Retype the lines beneath this one, from the first through the line containing "1000, 999, 998, 997, 996, 995, 994, 993, 992, 991, 990]". Pictures are left out.
-=-=-
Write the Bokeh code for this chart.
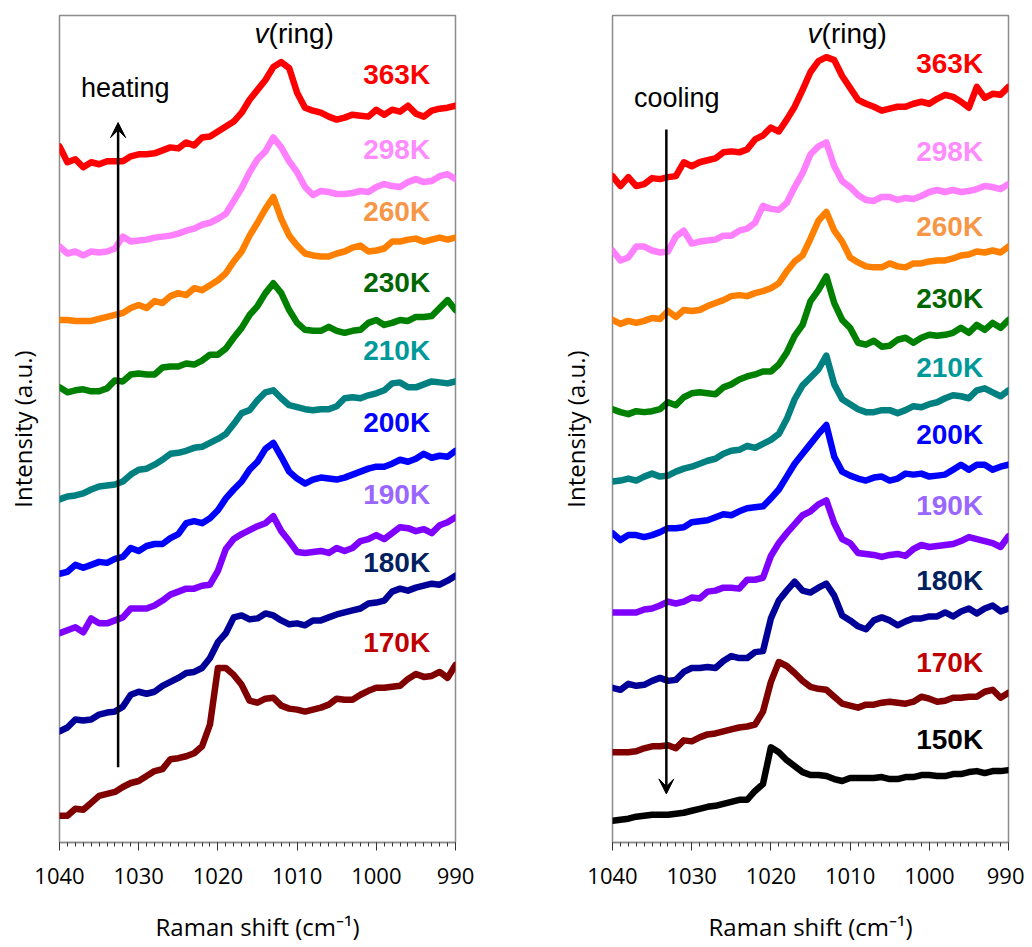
from bokeh.plotting import figure
from bokeh.layouts import row
from bokeh.models import Range1d, SingleIntervalTicker, FixedTicker, Arrow, VeeHead
from bokeh.core.properties import value
from bokeh.embed import file_html
from bokeh.resources import INLINE

# Raman shift grid (cm^-1)
shift = [1040, 1039, 1038, 1037, 1036, 1035, 1034, 1033, 1032, 1031,
         1030, 1029, 1028, 1027, 1026, 1025, 1024, 1023, 1022, 1021,
         1020, 1019, 1018, 1017, 1016, 1015, 1014, 1013, 1012, 1011,
         1010, 1009, 1008, 1007, 1006, 1005, 1004, 1003, 1002, 1001,
         1000, 999, 998, 997, 996, 995, 994, 993, 992, 991, 990]

# ---------------- heating (offset intensities, a.u.) ----------------
heat_labels = ["363K", "298K", "260K", "230K", "210K", "200K", "190K", "180K", "170K"]
heat_363 = [703,687,690,682,687,685,688,688,688,693,695,695,696,699,702,701,707,704,712,713,718,723,728,737,750,760,770,783,788,782,757,742,739,737,733,730,732,735,734,733,740,735,740,738,744,736,733,739,741,742,744]
heat_298 = [602,595,597,593,597,596,597,600,612,607,608,609,611,612,613,615,618,620,624,626,630,635,648,661,677,690,698,712,702,688,677,662,654,658,657,655,655,656,658,657,662,665,663,662,667,670,667,668,673,675,670]
heat_260 = [528,528,527,527,527,529,531,533,535,540,543,540,547,545,552,555,553,560,558,563,568,575,587,597,613,626,640,652,630,613,603,595,593,592,592,595,597,601,603,597,598,600,607,607,609,610,607,609,611,609,611]
heat_230 = [460,455,457,458,456,456,459,467,466,473,474,473,473,480,481,481,484,483,487,493,493,499,510,520,533,542,555,565,555,538,525,518,517,517,521,517,515,517,518,525,528,523,525,528,527,531,531,532,540,548,538]
heat_210 = [347,350,351,353,357,360,361,362,365,372,377,378,382,387,393,394,396,399,400,404,408,413,423,434,437,447,455,457,449,442,440,438,437,438,438,441,449,450,449,452,454,457,464,465,460,460,463,466,465,464,466]
heat_200 = [272,274,281,278,281,284,283,287,289,298,295,300,302,302,308,312,323,325,323,328,336,348,357,365,377,385,398,404,390,375,368,363,367,369,368,367,369,372,375,378,380,380,383,387,385,388,393,389,391,390,396]
heat_190 = [212,215,218,213,227,222,222,225,228,237,237,237,240,245,251,254,257,257,260,261,275,297,307,312,316,320,323,330,315,305,294,293,294,295,293,298,295,298,305,307,311,307,313,319,318,315,317,313,321,324,329]
heat_180 = [113,117,125,124,125,130,132,133,138,150,153,151,153,159,163,167,172,173,177,187,203,212,228,230,226,227,232,230,225,221,222,220,225,225,228,231,233,235,237,242,243,245,254,257,255,258,260,262,261,265,270]
heat_170 = [28,28,35,34,41,48,50,52,57,61,63,68,73,75,85,86,88,91,98,120,177,177,170,160,144,142,146,147,139,136,135,133,135,137,140,146,145,145,150,154,157,157,158,159,166,171,168,169,173,167,180]
heat_label_y = [775, 700, 637, 566, 497, 425, 352, 283, 203]

# ---------------- cooling ----------------
cool_labels = ["363K", "298K", "260K", "230K", "210K", "200K", "190K", "180K", "170K", "150K"]
cool_363 = [673,663,672,663,665,671,670,672,673,687,683,687,689,691,697,698,697,700,710,714,722,718,730,743,760,778,789,793,790,774,762,750,746,743,739,741,743,743,746,748,746,751,755,753,748,742,763,752,756,755,763]
cool_298 = [598,588,591,602,602,598,596,597,612,618,605,607,608,609,613,613,618,620,626,643,640,639,646,662,676,695,703,707,683,668,662,654,649,648,652,652,649,651,650,653,657,659,657,659,657,658,660,663,662,660,665]
cool_260 = [528,524,527,525,527,530,529,537,531,538,537,538,542,545,548,552,553,552,555,557,560,565,577,587,593,610,628,637,618,607,591,586,582,581,581,585,582,581,585,585,587,588,588,590,593,594,597,596,598,596,602]
cool_230 = [438,435,433,436,435,436,438,445,442,450,454,455,454,453,460,463,468,471,473,476,476,483,495,512,523,547,558,572,545,528,520,505,503,507,501,502,508,510,505,510,513,512,513,515,520,515,523,518,525,520,528]
cool_210 = [365,366,368,366,370,373,370,371,375,378,380,383,386,388,393,396,397,401,399,403,407,413,428,448,462,470,478,492,463,448,443,438,435,435,437,437,434,437,441,440,443,445,449,452,451,449,457,459,455,451,457]
cool_200 = [313,306,311,311,309,311,314,318,318,319,324,325,326,329,332,331,335,338,339,340,348,357,370,383,393,403,413,422,390,375,371,368,366,369,370,366,368,373,372,373,370,371,372,377,382,377,382,382,377,380,382]
cool_190 = [233,233,233,233,236,237,240,244,242,244,248,247,254,255,258,258,257,266,266,268,290,303,313,322,331,335,342,346,323,307,303,293,292,291,289,291,292,290,297,301,299,300,301,302,305,309,307,305,303,299,310]
cool_180 = [157,155,161,159,160,164,167,164,165,173,177,177,178,177,184,189,187,187,193,194,227,245,255,264,255,253,258,262,250,230,225,219,216,225,228,225,220,224,227,227,229,229,233,229,234,237,232,237,240,234,237]
cool_170 = [92,92,92,93,96,98,98,99,96,104,103,107,110,111,113,115,117,118,120,133,163,183,179,172,164,158,156,155,148,141,139,137,140,140,142,143,142,141,143,148,146,143,144,147,147,148,148,153,155,147,152]
cool_150 = [23,24,25,27,28,29,29,29,30,31,33,35,37,38,40,42,44,44,53,60,97,92,84,78,72,69,69,68,65,63,66,66,66,66,67,65,65,67,67,69,69,68,68,70,70,72,73,71,73,73,74]
cool_label_y = [787, 698, 622, 550, 480, 412, 341, 265, 183, 105]

# colours
line_colors = {"363K": "#FF0000", "298K": "#FF80FF", "260K": "#FF8000", "230K": "#008000",
               "210K": "#008080", "200K": "#0000FF", "190K": "#8000FF", "180K": "#000099",
               "170K": "#800000", "150K": "#000000"}
label_colors = {"363K": "#FF0000", "298K": "#FF8CFF", "260K": "#F79646", "230K": "#006600",
                "210K": "#009999", "200K": "#0000FF", "190K": "#9966FF", "180K": "#002060",
                "170K": "#C00000", "150K": "#000000"}

label_x = 993.2
ring_x = 1013.6
ring_y = 817
arrow_x = [1032.6, 1033.2]
heat_arrow = [77, 727]
cool_arrow = [720, 50]
note_x = 1037.3
note_y = [762, 752]

TICK_FONT = "Open Sans"
ANN_FONT = "Liberation Sans"


def make_fig(series, labels, label_y, width, bl, br, note, arrow_xv, arrow_y):
    p = figure(width=width, height=945, output_backend="svg", toolbar_location=None,
               x_range=Range1d(1040, 990), y_range=Range1d(1, 835),
               min_border_left=bl, min_border_right=br, min_border_top=15, min_border_bottom=96)
    p.xgrid.visible = False
    p.ygrid.visible = False
    p.outline_line_color = "#8c8c8c"
    p.outline_line_width = 1.5
    p.background_fill_color = "white"
    p.border_fill_color = "white"

    xa = p.xaxis[0]
    xa.ticker = SingleIntervalTicker(interval=10, num_minor_ticks=10)
    xa.major_tick_out = 8
    xa.major_tick_in = 0
    xa.minor_tick_out = 4
    xa.minor_tick_in = 0
    xa.axis_line_color = "#8c8c8c"
    xa.axis_line_width = 1.5
    xa.major_tick_line_color = "#333333"
    xa.minor_tick_line_color = "#333333"
    xa.major_label_text_font = TICK_FONT
    xa.major_label_text_font_size = "22px"
    xa.major_label_text_color = "black"
    xa.major_label_standoff = 17
    xa.axis_label = "Raman shift (cm\u207b\u00b9)"
    xa.axis_label_text_font = TICK_FONT
    xa.axis_label_text_font_size = "24px"
    xa.axis_label_text_font_style = "normal"
    xa.axis_label_text_color = "black"
    xa.axis_label_standoff = 23

    ya = p.yaxis[0]
    ya.ticker = FixedTicker(ticks=[])
    ya.major_tick_line_color = None
    ya.minor_tick_line_color = None
    ya.axis_line_color = None
    ya.axis_label = "Intensity (a.u.)"
    ya.axis_label_text_font = TICK_FONT
    ya.axis_label_text_font_size = "24px"
    ya.axis_label_text_font_style = "normal"
    ya.axis_label_text_color = "black"
    ya.axis_label_standoff = 21

    for lab, ys in zip(labels, series):
        p.line(shift, ys, line_color=line_colors[lab], line_width=6.5,
               line_join="round", line_cap="round")

    p.text(x=[label_x] * len(labels), y=label_y, text=labels,
           text_color=[label_colors[l] for l in labels],
           text_align="right", text_baseline="middle",
           text_font=value(ANN_FONT), text_font_style="bold", text_font_size="28px")

    p.text(x=[ring_x], y=[ring_y], text=["v"], text_align="right", text_baseline="middle",
           text_font=value(ANN_FONT), text_font_style="italic", text_font_size="28px",
           text_color="black")
    p.text(x=[ring_x], y=[ring_y], text=["(ring)"], text_align="left", text_baseline="middle",
           text_font=value(ANN_FONT), text_font_size="28px", text_color="black")

    p.text(x=[note_x], y=[note[1]], text=[note[0]], text_align="left", text_baseline="middle",
           text_font=value(ANN_FONT), text_font_size="27px", text_color="black")

    p.add_layout(Arrow(end=VeeHead(size=15, fill_color="black", line_color="black", line_width=1),
                       x_start=arrow_xv, y_start=arrow_y[0], x_end=arrow_xv, y_end=arrow_y[1],
                       line_color="black", line_width=2.5))
    return p


heat_series = [heat_363, heat_298, heat_260, heat_230, heat_210, heat_200, heat_190, heat_180, heat_170]
cool_series = [cool_363, cool_298, cool_260, cool_230, cool_210, cool_200, cool_190, cool_180, cool_170, cool_150]

p1 = make_fig(heat_series, heat_labels, heat_label_y, 532, 59, 77, ("heating", note_y[0]), arrow_x[0], heat_arrow)
p2 = make_fig(cool_series, cool_labels, cool_label_y, 492, 80, 16, ("cooling", note_y[1]), arrow_x[1], cool_arrow)

layout = row(p1, p2, spacing=0)
open("out.html", "w").write(file_html(layout, INLINE))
-=-=-
• _Task result_
Write the Bokeh code for this chart.
from bokeh.plotting import figure
from bokeh.layouts import row
from bokeh.models import Range1d, SingleIntervalTicker, FixedTicker, Arrow, VeeHead
from bokeh.core.properties import value
from bokeh.embed import file_html
from bokeh.resources import INLINE

# Raman shift grid (cm^-1)
shift = [1040, 1039, 1038, 1037, 1036, 1035, 1034, 1033, 1032, 1031,
         1030, 1029, 1028, 1027, 1026, 1025, 1024, 1023, 1022, 1021,
         1020, 1019, 1018, 1017, 1016, 1015, 1014, 1013, 1012, 1011,
         1010, 1009, 1008, 1007, 1006, 1005, 1004, 1003, 1002, 1001,
         1000, 999, 998, 997, 996, 995, 994, 993, 992, 991, 990]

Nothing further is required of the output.